REQUEST:
Count how many lines contain the word "this". Please give only the number.

------ DATASET ROWS

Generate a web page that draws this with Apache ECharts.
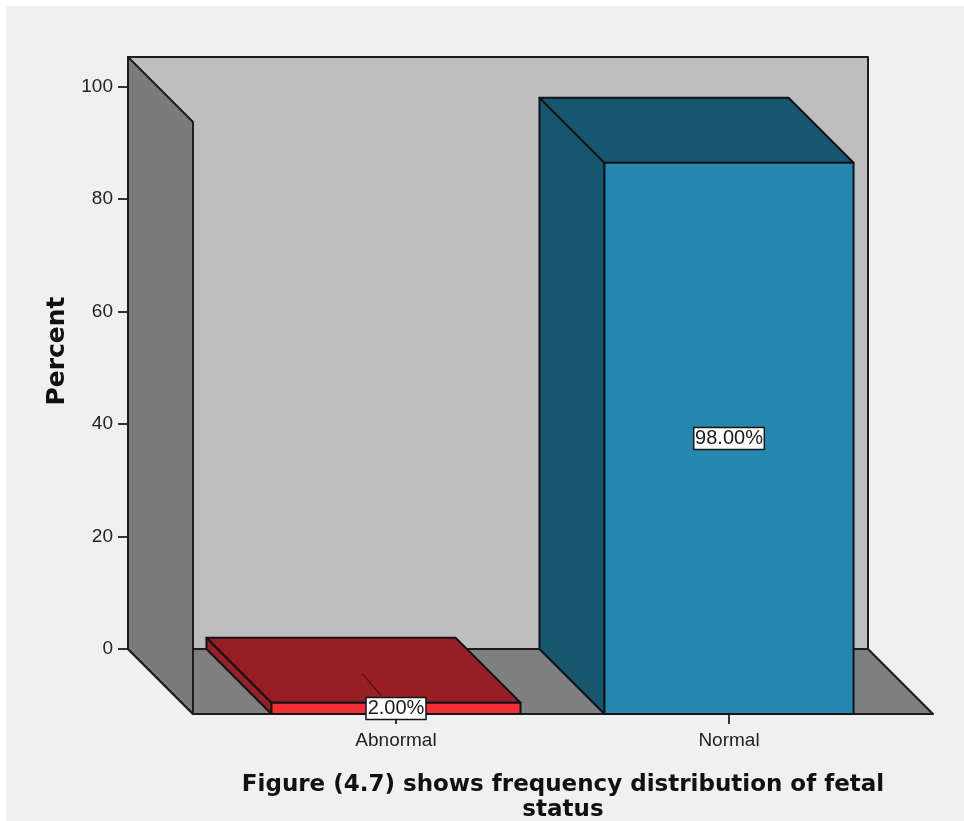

------------
------ DATASET ROWS

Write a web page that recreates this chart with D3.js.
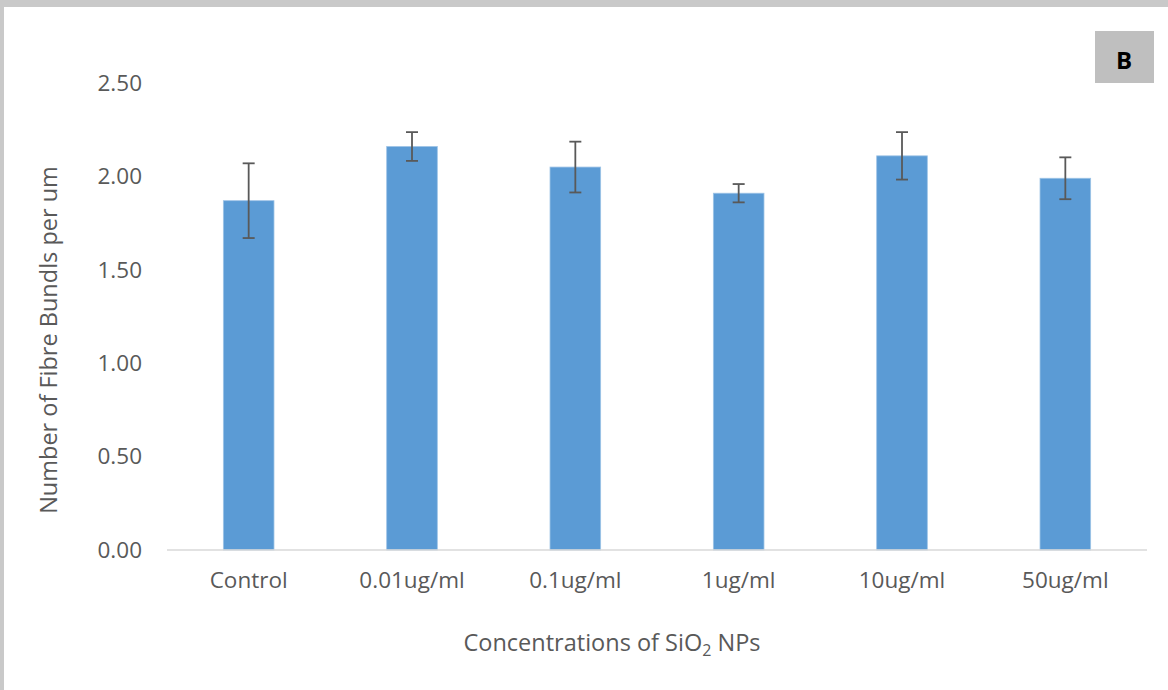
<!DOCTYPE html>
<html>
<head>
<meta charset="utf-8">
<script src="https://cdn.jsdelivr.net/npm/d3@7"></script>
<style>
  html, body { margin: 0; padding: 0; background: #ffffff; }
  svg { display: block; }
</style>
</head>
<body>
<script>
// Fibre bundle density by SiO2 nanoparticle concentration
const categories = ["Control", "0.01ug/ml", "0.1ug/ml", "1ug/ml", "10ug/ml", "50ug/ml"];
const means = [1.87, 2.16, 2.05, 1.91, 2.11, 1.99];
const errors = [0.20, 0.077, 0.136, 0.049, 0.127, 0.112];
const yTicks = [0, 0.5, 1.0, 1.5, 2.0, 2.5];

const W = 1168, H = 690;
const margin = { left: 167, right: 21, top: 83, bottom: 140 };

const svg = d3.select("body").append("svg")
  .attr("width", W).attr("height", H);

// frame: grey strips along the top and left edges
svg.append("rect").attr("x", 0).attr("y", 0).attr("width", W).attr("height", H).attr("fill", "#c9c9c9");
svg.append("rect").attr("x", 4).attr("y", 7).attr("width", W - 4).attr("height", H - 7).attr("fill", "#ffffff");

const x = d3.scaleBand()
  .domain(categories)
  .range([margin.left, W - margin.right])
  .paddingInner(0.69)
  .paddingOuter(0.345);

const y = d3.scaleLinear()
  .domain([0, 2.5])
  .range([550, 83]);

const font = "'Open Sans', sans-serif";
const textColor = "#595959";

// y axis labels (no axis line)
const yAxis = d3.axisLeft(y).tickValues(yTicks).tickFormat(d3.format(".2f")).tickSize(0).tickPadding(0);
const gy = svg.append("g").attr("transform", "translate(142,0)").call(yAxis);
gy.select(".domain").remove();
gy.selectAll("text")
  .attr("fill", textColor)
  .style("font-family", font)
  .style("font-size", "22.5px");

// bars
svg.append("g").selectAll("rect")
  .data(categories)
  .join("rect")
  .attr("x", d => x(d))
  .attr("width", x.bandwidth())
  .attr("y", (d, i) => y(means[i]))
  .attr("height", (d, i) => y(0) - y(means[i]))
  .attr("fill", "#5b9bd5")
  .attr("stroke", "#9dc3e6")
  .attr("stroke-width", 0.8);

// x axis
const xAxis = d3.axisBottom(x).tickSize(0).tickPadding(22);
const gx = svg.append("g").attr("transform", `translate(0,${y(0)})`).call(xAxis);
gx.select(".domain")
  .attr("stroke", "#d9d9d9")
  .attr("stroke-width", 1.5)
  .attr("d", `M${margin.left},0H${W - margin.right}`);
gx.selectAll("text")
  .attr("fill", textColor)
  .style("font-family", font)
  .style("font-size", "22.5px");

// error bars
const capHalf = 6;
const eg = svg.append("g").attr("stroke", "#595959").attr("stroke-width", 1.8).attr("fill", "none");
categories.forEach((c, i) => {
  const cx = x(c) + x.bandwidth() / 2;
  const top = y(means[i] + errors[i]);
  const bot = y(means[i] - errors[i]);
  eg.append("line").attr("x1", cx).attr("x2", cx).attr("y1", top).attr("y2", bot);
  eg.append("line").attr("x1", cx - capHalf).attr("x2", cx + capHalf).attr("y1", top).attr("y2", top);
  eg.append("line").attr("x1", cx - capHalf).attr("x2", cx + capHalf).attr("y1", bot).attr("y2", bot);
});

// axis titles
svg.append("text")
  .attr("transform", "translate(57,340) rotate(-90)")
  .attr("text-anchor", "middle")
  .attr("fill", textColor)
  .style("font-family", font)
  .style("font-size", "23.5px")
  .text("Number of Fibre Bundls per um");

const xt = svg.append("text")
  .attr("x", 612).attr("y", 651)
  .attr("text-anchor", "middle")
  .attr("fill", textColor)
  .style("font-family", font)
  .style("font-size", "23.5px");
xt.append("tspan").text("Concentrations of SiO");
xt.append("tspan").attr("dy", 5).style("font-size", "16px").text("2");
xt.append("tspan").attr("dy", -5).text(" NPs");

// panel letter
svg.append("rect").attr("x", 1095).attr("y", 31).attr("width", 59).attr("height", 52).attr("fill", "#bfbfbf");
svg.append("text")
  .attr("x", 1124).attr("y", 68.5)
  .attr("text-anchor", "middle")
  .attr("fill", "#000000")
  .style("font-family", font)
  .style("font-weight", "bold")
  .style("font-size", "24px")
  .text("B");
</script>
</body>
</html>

------------

EXERCISE SOLUTION:
2